- _GOAL_
Pull out every line below holding the word "Generate".

- _SOURCE RECORDS_
^^^^

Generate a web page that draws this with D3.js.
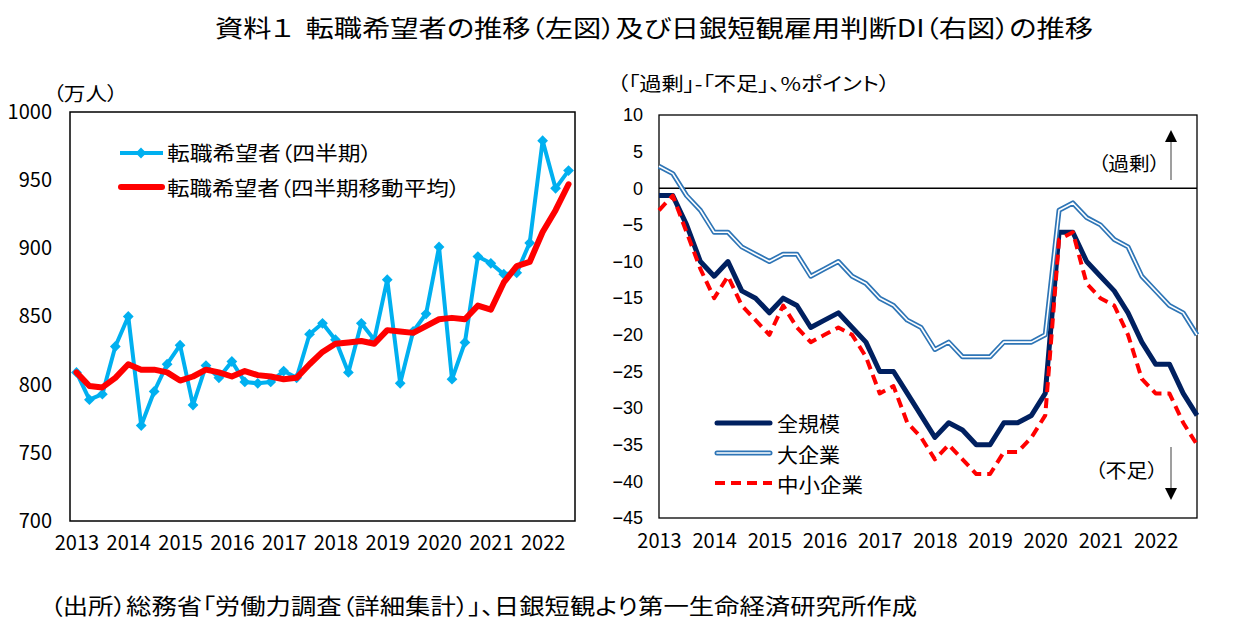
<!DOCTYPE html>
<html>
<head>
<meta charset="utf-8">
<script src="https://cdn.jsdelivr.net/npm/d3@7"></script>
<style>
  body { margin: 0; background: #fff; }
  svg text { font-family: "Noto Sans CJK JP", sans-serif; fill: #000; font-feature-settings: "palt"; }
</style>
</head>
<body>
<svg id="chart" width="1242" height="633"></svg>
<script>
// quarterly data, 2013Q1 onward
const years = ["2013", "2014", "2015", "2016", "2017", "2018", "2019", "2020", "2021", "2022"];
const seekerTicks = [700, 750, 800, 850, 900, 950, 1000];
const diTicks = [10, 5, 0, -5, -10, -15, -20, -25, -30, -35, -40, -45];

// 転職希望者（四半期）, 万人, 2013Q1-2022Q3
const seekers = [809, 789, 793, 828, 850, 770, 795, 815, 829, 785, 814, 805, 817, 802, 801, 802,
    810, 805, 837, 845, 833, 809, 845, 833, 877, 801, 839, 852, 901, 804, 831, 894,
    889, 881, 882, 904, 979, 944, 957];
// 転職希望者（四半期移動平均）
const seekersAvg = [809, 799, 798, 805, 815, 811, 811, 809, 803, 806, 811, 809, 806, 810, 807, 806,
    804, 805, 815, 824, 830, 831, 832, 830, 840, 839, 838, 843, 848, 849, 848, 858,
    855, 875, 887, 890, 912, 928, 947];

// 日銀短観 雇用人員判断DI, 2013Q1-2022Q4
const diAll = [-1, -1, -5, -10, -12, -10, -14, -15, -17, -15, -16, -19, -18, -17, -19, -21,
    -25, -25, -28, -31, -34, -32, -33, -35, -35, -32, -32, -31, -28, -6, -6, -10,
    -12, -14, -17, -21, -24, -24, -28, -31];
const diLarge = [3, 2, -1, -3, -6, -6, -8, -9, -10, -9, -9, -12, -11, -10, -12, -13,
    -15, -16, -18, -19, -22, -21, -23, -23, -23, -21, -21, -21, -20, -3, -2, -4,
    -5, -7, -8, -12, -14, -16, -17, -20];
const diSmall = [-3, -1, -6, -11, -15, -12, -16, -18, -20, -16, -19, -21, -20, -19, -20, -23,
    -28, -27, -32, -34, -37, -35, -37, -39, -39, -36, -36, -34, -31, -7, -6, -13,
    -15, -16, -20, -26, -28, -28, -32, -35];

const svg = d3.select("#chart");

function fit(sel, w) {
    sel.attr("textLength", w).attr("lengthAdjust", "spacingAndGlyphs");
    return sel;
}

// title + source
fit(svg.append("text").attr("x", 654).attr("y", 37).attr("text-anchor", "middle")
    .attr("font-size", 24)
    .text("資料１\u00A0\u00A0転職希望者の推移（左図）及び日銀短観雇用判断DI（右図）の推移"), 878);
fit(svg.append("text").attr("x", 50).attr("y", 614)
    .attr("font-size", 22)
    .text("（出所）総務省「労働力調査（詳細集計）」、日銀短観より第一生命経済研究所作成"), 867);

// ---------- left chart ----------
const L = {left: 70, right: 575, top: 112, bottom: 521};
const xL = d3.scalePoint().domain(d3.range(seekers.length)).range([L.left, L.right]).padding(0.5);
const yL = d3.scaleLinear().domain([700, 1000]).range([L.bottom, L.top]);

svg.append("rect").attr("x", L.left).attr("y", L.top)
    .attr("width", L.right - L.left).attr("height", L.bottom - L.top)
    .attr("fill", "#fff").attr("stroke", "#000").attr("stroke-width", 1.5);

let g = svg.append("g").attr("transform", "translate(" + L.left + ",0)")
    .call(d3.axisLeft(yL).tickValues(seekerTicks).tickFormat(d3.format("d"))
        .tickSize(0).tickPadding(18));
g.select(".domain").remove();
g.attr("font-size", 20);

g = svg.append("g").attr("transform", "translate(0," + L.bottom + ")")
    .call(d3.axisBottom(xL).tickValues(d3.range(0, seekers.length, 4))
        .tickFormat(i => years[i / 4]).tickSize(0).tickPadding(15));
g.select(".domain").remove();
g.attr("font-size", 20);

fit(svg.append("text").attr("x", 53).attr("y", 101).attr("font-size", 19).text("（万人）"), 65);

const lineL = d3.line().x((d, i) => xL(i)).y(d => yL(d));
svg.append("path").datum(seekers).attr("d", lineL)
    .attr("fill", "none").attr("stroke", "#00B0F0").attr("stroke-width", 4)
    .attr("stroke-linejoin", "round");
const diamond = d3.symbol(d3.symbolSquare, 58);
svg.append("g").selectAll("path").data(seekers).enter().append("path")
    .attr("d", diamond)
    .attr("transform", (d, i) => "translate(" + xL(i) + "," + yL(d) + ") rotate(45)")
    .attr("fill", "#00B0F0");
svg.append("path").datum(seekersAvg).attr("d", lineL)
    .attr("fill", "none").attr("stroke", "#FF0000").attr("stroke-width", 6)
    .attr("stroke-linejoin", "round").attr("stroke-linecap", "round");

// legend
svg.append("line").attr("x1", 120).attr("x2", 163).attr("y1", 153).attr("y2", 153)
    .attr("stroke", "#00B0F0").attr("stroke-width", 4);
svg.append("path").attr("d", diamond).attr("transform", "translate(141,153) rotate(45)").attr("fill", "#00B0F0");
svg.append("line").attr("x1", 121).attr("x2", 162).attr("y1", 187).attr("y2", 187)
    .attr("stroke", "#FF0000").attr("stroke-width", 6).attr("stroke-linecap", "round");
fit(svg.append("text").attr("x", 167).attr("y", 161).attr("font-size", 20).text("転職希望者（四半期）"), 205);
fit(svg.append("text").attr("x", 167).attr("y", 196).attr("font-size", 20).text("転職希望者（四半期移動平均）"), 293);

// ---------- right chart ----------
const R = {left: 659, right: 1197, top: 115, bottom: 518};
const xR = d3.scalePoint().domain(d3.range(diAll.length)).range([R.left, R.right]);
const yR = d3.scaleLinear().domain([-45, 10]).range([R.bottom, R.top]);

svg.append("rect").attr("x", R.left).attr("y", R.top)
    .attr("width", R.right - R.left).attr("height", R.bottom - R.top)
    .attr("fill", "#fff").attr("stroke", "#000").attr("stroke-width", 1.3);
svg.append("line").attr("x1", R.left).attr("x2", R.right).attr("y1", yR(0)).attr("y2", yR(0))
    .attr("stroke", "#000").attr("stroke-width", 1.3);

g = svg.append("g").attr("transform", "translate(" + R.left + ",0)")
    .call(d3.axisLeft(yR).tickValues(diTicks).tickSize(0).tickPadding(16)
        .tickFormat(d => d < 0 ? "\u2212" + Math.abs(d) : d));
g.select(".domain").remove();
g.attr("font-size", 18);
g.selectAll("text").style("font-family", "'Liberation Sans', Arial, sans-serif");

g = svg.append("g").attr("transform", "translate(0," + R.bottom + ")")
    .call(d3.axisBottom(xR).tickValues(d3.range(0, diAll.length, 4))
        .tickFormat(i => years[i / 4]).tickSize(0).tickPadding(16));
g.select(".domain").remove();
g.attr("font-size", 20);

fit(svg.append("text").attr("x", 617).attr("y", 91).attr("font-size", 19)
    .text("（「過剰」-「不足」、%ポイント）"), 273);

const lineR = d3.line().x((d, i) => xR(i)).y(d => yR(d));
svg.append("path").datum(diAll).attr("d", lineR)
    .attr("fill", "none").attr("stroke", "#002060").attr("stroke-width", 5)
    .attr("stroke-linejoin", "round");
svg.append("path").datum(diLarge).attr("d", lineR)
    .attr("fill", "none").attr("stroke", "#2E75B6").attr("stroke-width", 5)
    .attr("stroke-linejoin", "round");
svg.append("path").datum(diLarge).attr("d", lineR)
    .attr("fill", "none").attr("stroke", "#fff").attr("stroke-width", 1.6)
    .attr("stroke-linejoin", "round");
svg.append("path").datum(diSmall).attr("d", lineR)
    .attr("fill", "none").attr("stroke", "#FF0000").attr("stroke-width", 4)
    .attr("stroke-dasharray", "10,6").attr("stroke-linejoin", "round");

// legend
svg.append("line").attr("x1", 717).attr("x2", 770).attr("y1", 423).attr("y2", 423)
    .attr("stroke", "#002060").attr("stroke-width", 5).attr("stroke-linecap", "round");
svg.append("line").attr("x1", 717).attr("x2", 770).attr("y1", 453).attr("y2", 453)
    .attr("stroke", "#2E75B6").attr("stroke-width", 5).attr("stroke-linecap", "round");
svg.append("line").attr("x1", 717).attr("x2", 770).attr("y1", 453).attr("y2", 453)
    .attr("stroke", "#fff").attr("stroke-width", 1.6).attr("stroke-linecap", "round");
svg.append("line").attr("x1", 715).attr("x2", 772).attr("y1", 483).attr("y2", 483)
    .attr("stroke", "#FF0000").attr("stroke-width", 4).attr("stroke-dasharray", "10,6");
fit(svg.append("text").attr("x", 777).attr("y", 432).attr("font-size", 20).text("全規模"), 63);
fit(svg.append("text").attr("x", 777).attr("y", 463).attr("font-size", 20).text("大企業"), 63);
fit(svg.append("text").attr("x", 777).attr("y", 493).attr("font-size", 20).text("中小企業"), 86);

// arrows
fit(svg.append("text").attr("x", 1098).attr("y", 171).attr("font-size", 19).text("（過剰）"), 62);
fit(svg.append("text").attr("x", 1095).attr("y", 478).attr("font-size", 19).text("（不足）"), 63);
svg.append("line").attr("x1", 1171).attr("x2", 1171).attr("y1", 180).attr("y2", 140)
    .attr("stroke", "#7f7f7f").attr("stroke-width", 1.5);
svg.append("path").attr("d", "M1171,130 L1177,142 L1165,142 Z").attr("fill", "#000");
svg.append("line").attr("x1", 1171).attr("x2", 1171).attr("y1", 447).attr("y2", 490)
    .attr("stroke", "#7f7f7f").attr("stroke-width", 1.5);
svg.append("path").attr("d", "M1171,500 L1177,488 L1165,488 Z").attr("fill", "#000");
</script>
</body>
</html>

^^^^

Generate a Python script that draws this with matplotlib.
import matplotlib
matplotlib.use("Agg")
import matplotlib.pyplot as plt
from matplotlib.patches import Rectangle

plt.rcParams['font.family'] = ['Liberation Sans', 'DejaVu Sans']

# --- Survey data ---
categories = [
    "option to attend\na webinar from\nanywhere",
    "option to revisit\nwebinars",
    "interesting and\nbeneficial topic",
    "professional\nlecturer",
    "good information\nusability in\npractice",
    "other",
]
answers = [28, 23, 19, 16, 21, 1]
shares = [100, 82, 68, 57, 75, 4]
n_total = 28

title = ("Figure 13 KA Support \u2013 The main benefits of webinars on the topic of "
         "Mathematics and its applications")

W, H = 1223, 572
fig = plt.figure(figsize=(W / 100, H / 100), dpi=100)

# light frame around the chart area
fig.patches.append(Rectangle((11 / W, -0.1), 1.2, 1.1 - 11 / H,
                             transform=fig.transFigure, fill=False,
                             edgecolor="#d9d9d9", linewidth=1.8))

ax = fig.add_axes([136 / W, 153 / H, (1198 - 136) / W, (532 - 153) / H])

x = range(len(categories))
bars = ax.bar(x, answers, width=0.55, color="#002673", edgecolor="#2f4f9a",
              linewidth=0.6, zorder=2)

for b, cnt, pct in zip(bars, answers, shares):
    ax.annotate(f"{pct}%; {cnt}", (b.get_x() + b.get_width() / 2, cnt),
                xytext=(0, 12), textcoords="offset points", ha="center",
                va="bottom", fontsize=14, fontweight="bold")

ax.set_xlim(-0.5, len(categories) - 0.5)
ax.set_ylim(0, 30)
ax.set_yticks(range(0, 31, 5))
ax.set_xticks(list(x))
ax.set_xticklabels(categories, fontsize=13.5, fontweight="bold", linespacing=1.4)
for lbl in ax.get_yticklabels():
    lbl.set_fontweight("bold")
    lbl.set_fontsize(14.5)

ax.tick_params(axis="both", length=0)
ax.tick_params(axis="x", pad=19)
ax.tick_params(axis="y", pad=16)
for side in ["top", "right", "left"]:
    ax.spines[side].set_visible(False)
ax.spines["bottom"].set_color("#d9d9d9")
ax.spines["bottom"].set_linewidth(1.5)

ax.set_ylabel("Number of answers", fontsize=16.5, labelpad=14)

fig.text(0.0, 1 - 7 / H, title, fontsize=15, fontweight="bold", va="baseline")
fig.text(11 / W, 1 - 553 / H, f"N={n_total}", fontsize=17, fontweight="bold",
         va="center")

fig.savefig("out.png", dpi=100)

^^^^

- _TASK SOLUTION_
Generate a web page that draws this with D3.js.
Generate a Python script that draws this with matplotlib.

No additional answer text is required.